SHORT TASK: Leave out the images; return the rest of the data exactly.

COLLECTED MATERIAL:
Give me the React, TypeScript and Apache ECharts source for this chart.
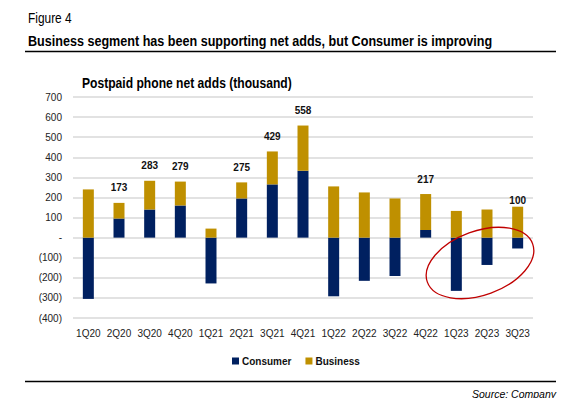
import React, { useEffect, useRef } from "react";
import * as echarts from "echarts";

const categories = ["1Q20","2Q20","3Q20","4Q20","1Q21","2Q21","3Q21","4Q21","1Q22","2Q22","3Q22","4Q22","1Q23","2Q23","3Q23"];
const consumer = [-305, 95, 140, 160, -228, 195, 265, 333, -292, -215, -191, 38, -265, -136, -54];
const business = [240, 78, 143, 119, 45, 80, 164, 225, 255, 225, 195, 179, 133, 140, 154];
const totalLabels: (number | null)[] = [null, 173, 283, 279, null, 275, 429, 558, null, null, null, 217, null, null, 100];
const yTicks = [-400, -300, -200, -100, 0, 100, 200, 300, 400, 500, 600, 700];

const FONT = "'Liberation Sans Narrow', 'Arial Narrow', 'Liberation Sans', Arial, sans-serif";
const NAVY = "#002060";
const GOLD = "#BF9000";

function fmtY(v: number): string {
  if (v === 0) return "-";
  if (v < 0) return "(" + Math.abs(v) + ")";
  return String(v);
}

export default function App() {
  const ref = useRef<HTMLDivElement>(null);
  useEffect(() => {
    if (!ref.current) return;
    const chart = echarts.init(ref.current, null, { renderer: "svg" });
    const businessData = business.map((v, i) => {
      const t = totalLabels[i];
      if (t === null) return { value: v, label: { show: false } };
      const overTop = i === categories.length - 1;
      return {
        value: v,
        label: {
          show: true,
          position: "top",
          distance: overTop ? 1 : 10,
          formatter: () => String(t),
        },
      };
    });
    chart.setOption({
      animation: false,
      textStyle: { fontFamily: FONT },
      grid: { left: 73, right: 40, top: 97, bottom: 80, containLabel: false },
      xAxis: {
        type: "category",
        data: categories,
        axisLine: { show: false },
        axisTick: { show: false },
        axisLabel: { color: "#222", fontSize: 10, fontFamily: FONT, margin: 10, interval: 0 },
      },
      yAxis: {
        type: "value",
        min: yTicks[0],
        max: yTicks[yTicks.length - 1],
        interval: 100,
        axisLine: { show: false },
        axisTick: { show: false },
        splitLine: { lineStyle: { color: "#D9D9D9", width: 1.5 } },
        axisLabel: { color: "#222", fontSize: 10, fontFamily: FONT, margin: 11, formatter: fmtY },
      },
      legend: {
        data: ["Consumer", "Business"],
        left: 227,
        top: 351,
        icon: "rect",
        itemWidth: 7,
        itemHeight: 7,
        itemGap: 14,
        textStyle: { fontSize: 10, fontWeight: "bold", color: "#111", fontFamily: FONT, padding: [0, 0, 0, -2] },
      },
      series: [
        {
          name: "Consumer",
          type: "bar",
          stack: "total",
          barWidth: 11,
          itemStyle: { color: NAVY },
          data: consumer,
        },
        {
          name: "Business",
          type: "bar",
          stack: "total",
          barWidth: 11,
          itemStyle: { color: GOLD },
          label: { color: "#111", fontWeight: "bold", fontSize: 10, fontFamily: FONT },
          data: businessData,
        },
      ],
      graphic: [
        { type: "text", x: 28, y: 11, scaleX: 0.85, style: { text: "Figure 4", fontSize: 14, fontFamily: FONT, fill: "#000" } },
        { type: "text", x: 28, y: 34, scaleX: 0.9, style: { text: "Business segment has been supporting net adds, but Consumer is improving", fontSize: 14, fontWeight: "bold", fontFamily: FONT, fill: "#000" } },
        { type: "line", shape: { x1: 25, y1: 51.5, x2: 556, y2: 51.5 }, style: { stroke: "#000", lineWidth: 1.5 } },
        { type: "text", x: 82, y: 76, scaleX: 0.865, style: { text: "Postpaid phone net adds (thousand)", fontSize: 14, fontWeight: "bold", fontFamily: FONT, fill: "#000" } },
        { type: "line", shape: { x1: 25, y1: 381.5, x2: 556, y2: 381.5 }, style: { stroke: "#000", lineWidth: 1.5 } },
        { type: "text", right: 17, top: 388, style: { text: "Source: Company", fontSize: 10.5, fontStyle: "italic", fontFamily: FONT, fill: "#000" } },
        {
          type: "ellipse",
          x: 480,
          y: 263,
          rotation: (20 * Math.PI) / 180,
          shape: { cx: 0, cy: 0, rx: 56, ry: 32 },
          style: { fill: "none", stroke: "#C00000", lineWidth: 1.3 },
          z: 10,
        },
      ],
    });
    return () => chart.dispose();
  }, []);
  return <div ref={ref} style={{ position: "absolute", left: 0, top: 0, width: 573, height: 398, background: "#fff" }} />;
}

SOLUTION TO THE PROBLEM:
Give me the React, TypeScript and Apache ECharts source for this chart.
import React, { useEffect, useRef } from "react";
import * as echarts from "echarts";

const categories = ["1Q20","2Q20","3Q20","4Q20","1Q21","2Q21","3Q21","4Q21","1Q22","2Q22","3Q22","4Q22","1Q23","2Q23","3Q23"];
const consumer = [-305, 95, 140, 160, -228, 195, 265, 333, -292, -215, -191, 38, -265, -136, -54];
const business = [240, 78, 143, 119, 45, 80, 164, 225, 255, 225, 195, 179, 133, 140, 154];
const totalLabels: (number | null)[] = [null, 173, 283, 279, null, 275, 429, 558, null, null, null, 217, null, null, 100];
const yTicks = [-400, -300, -200, -100, 0, 100, 200, 300, 400, 500, 600, 700];

const FONT = "'Liberation Sans Narrow', 'Arial Narrow', 'Liberation Sans', Arial, sans-serif";
const NAVY = "#002060";
const GOLD = "#BF9000";

function fmtY(v: number): string {
  if (v === 0) return "-";
  if (v < 0) return "(" + Math.abs(v) + ")";
  return String(v);
}

export default function App() {
  const ref = useRef<HTMLDivElement>(null);
  useEffect(() => {
    if (!ref.current) return;
    const chart = echarts.init(ref.current, null, { renderer: "svg" });
    const businessData = business.map((v, i) => {
      const t = totalLabels[i];
      if (t === null) return { value: v, label: { show: false } };
      const overTop = i === categories.length - 1;
      return {
        value: v,
        label: {
          show: true,
          position: "top",
          distance: overTop ? 1 : 10,
          formatter: () => String(t),
        },
      };
    });
    chart.setOption({
      animation: false,
      textStyle: { fontFamily: FONT },
      grid: { left: 73, right: 40, top: 97, bottom: 80, containLabel: false },
      xAxis: {
        type: "category",
        data: categories,
        axisLine: { show: false },
        axisTick: { show: false },
        axisLabel: { color: "#222", fontSize: 10, fontFamily: FONT, margin: 10, interval: 0 },
      },
      yAxis: {
        type: "value",
        min: yTicks[0],
        max: yTicks[yTicks.length - 1],
        interval: 100,
        axisLine: { show: false },
        axisTick: { show: false },
        splitLine: { lineStyle: { color: "#D9D9D9", width: 1.5 } },
        axisLabel: { color: "#222", fontSize: 10, fontFamily: FONT, margin: 11, formatter: fmtY },
      },
      legend: {
        data: ["Consumer", "Business"],
        left: 227,
        top: 351,
        icon: "rect",
        itemWidth: 7,
        itemHeight: 7,
        itemGap: 14,
        textStyle: { fontSize: 10, fontWeight: "bold", color: "#111", fontFamily: FONT, padding: [0, 0, 0, -2] },
      },
      series: [
        {
          name: "Consumer",
          type: "bar",
          stack: "total",
          barWidth: 11,
          itemStyle: { color: NAVY },
          data: consumer,
        },
        {
          name: "Business",
          type: "bar",
          stack: "total",
          barWidth: 11,
          itemStyle: { color: GOLD },
          label: { color: "#111", fontWeight: "bold", fontSize: 10, fontFamily: FONT },
          data: businessData,
        },
      ],
      graphic: [
        { type: "text", x: 28, y: 11, scaleX: 0.85, style: { text: "Figure 4", fontSize: 14, fontFamily: FONT, fill: "#000" } },
        { type: "text", x: 28, y: 34, scaleX: 0.9, style: { text: "Business segment has been supporting net adds, but Consumer is improving", fontSize: 14, fontWeight: "bold", fontFamily: FONT, fill: "#000" } },
        { type: "line", shape: { x1: 25, y1: 51.5, x2: 556, y2: 51.5 }, style: { stroke: "#000", lineWidth: 1.5 } },
        { type: "text", x: 82, y: 76, scaleX: 0.865, style: { text: "Postpaid phone net adds (thousand)", fontSize: 14, fontWeight: "bold", fontFamily: FONT, fill: "#000" } },
        { type: "line", shape: { x1: 25, y1: 381.5, x2: 556, y2: 381.5 }, style: { stroke: "#000", lineWidth: 1.5 } },
        { type: "text", right: 17, top: 388, style: { text: "Source: Company", fontSize: 10.5, fontStyle: "italic", fontFamily: FONT, fill: "#000" } },
        {
          type: "ellipse",
          x: 480,
          y: 263,
          rotation: (20 * Math.PI) / 180,
          shape: { cx: 0, cy: 0, rx: 56, ry: 32 },
          style: { fill: "none", stroke: "#C00000", lineWidth: 1.3 },
          z: 10,
        },
      ],
    });
    return () => chart.dispose();
  }, []);
  return <div ref={ref} style={{ position: "absolute", left: 0, top: 0, width: 573, height: 398, background: "#fff" }} />;
}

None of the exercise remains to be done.